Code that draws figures

----

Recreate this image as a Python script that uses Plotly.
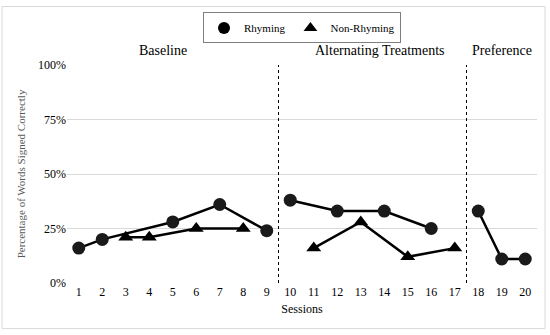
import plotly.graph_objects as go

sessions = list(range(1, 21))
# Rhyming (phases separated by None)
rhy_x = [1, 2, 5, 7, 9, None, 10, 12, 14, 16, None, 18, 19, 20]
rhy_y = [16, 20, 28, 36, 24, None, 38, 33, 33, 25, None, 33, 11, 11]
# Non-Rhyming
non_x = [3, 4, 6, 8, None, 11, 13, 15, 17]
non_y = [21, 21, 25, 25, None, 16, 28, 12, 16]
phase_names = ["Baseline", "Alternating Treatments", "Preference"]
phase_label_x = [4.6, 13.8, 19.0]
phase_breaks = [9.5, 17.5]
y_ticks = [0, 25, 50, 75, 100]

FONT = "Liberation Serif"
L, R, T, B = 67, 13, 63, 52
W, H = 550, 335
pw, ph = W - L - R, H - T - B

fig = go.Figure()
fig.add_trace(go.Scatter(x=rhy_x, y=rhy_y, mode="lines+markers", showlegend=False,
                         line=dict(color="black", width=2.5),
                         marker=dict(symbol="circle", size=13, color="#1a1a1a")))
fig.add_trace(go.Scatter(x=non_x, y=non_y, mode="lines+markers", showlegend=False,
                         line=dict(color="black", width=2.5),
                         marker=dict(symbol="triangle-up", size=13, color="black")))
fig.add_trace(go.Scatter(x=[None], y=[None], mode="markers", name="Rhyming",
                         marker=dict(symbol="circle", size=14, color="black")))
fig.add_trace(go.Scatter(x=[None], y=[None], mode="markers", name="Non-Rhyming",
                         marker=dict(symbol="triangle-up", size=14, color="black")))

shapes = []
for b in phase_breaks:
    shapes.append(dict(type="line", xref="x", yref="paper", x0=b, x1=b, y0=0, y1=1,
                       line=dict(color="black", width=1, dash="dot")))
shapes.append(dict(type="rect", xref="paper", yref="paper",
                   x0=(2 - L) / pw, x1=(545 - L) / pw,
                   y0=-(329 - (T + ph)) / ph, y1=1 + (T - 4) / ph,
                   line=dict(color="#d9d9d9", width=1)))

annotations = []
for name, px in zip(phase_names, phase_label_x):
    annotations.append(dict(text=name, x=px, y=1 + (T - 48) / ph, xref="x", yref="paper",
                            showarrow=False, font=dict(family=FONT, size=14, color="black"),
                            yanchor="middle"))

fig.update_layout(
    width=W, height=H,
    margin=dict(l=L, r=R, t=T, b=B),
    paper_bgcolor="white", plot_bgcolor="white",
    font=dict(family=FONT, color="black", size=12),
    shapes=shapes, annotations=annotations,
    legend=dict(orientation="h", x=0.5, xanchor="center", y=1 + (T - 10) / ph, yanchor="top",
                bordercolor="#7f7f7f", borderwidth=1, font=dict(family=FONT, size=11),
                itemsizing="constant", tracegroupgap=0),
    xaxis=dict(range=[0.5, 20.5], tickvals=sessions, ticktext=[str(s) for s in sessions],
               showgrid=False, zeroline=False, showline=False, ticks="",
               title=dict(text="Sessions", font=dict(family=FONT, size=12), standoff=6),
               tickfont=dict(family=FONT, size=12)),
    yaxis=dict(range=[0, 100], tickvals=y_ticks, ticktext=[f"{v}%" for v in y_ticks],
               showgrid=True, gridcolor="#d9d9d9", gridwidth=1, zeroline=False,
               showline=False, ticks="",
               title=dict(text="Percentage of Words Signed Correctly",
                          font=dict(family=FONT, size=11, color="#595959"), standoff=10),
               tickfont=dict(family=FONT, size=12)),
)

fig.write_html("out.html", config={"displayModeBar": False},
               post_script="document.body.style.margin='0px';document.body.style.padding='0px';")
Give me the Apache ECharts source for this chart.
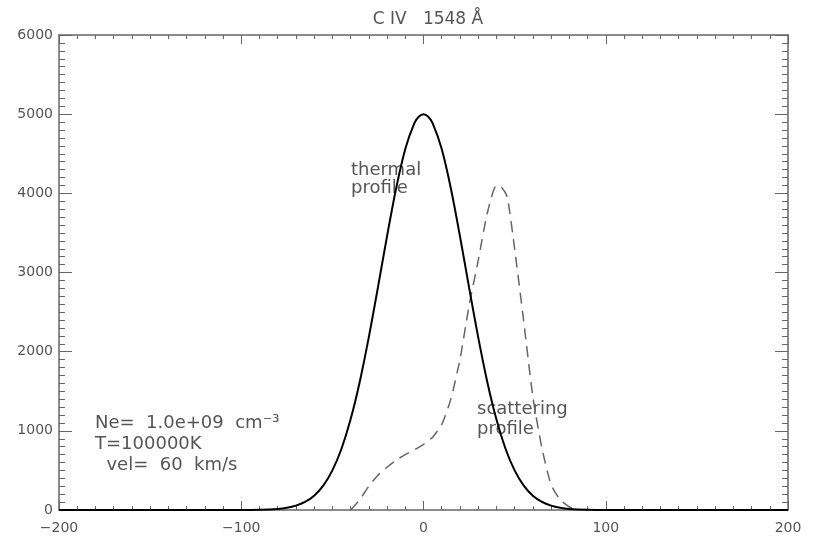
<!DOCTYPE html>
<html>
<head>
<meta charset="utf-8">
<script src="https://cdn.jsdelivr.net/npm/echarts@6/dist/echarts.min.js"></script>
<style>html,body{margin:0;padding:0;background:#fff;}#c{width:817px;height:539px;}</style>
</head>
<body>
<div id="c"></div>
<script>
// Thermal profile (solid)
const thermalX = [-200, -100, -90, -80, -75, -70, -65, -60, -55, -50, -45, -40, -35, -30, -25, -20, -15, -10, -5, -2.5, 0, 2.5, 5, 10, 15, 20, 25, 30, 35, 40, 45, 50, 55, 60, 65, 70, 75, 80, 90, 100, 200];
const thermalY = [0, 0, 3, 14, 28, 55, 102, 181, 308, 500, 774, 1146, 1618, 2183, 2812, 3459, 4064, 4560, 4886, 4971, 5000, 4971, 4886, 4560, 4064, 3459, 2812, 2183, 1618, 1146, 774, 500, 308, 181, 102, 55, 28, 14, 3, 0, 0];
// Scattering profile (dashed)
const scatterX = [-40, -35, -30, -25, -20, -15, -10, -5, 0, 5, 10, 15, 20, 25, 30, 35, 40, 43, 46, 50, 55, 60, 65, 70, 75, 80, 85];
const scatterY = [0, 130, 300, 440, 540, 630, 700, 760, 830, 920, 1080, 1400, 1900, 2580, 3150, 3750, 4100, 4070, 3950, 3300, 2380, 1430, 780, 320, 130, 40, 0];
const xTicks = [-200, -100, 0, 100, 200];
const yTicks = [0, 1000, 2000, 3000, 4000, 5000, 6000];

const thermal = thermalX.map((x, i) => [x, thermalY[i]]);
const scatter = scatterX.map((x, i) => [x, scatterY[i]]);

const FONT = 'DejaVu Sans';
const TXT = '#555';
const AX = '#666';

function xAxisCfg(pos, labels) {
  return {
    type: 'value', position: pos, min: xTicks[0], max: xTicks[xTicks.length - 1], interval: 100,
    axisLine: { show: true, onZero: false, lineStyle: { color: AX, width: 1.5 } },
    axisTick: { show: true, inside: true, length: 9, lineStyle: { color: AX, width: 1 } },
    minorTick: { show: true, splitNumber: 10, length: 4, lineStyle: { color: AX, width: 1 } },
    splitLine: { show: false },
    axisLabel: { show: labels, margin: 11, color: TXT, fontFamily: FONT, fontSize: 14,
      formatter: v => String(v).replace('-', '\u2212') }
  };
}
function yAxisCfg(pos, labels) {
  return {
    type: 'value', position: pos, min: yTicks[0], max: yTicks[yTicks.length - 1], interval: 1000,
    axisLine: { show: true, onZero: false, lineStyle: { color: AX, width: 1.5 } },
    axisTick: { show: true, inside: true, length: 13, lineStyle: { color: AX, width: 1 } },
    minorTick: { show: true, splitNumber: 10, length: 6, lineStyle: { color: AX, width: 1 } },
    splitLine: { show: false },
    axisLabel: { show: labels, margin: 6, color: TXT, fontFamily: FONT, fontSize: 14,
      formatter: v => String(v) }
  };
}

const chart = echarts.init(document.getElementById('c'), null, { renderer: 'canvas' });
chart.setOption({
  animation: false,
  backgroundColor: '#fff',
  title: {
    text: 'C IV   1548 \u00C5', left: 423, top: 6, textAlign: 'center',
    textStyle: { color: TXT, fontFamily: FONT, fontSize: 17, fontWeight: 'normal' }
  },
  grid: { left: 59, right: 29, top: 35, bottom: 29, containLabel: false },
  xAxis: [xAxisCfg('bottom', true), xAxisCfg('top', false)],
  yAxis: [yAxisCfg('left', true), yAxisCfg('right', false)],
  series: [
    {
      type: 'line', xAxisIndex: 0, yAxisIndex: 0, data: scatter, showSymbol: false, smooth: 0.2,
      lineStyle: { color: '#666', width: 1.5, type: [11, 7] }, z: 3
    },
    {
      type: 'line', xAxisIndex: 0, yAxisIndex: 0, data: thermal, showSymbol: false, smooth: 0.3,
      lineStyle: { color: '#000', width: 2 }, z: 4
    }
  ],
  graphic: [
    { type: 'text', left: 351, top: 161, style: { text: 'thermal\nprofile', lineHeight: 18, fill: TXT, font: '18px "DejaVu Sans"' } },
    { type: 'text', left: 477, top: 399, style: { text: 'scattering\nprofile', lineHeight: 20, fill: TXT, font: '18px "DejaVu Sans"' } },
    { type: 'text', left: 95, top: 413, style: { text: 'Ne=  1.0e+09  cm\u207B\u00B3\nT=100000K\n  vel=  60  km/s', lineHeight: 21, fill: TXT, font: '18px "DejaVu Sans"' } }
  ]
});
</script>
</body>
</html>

----

> [WHAT YOU ARE ASKED TO DO]: Only the lines from the start of the material through the line containing "pw, ph = W - L - R, H - T - B" should be transcribed. Pictures stay out.

> [TASK RESULT]:
Recreate this image as a Python script that uses Plotly.
import plotly.graph_objects as go

sessions = list(range(1, 21))
# Rhyming (phases separated by None)
rhy_x = [1, 2, 5, 7, 9, None, 10, 12, 14, 16, None, 18, 19, 20]
rhy_y = [16, 20, 28, 36, 24, None, 38, 33, 33, 25, None, 33, 11, 11]
# Non-Rhyming
non_x = [3, 4, 6, 8, None, 11, 13, 15, 17]
non_y = [21, 21, 25, 25, None, 16, 28, 12, 16]
phase_names = ["Baseline", "Alternating Treatments", "Preference"]
phase_label_x = [4.6, 13.8, 19.0]
phase_breaks = [9.5, 17.5]
y_ticks = [0, 25, 50, 75, 100]

FONT = "Liberation Serif"
L, R, T, B = 67, 13, 63, 52
W, H = 550, 335
pw, ph = W - L - R, H - T - B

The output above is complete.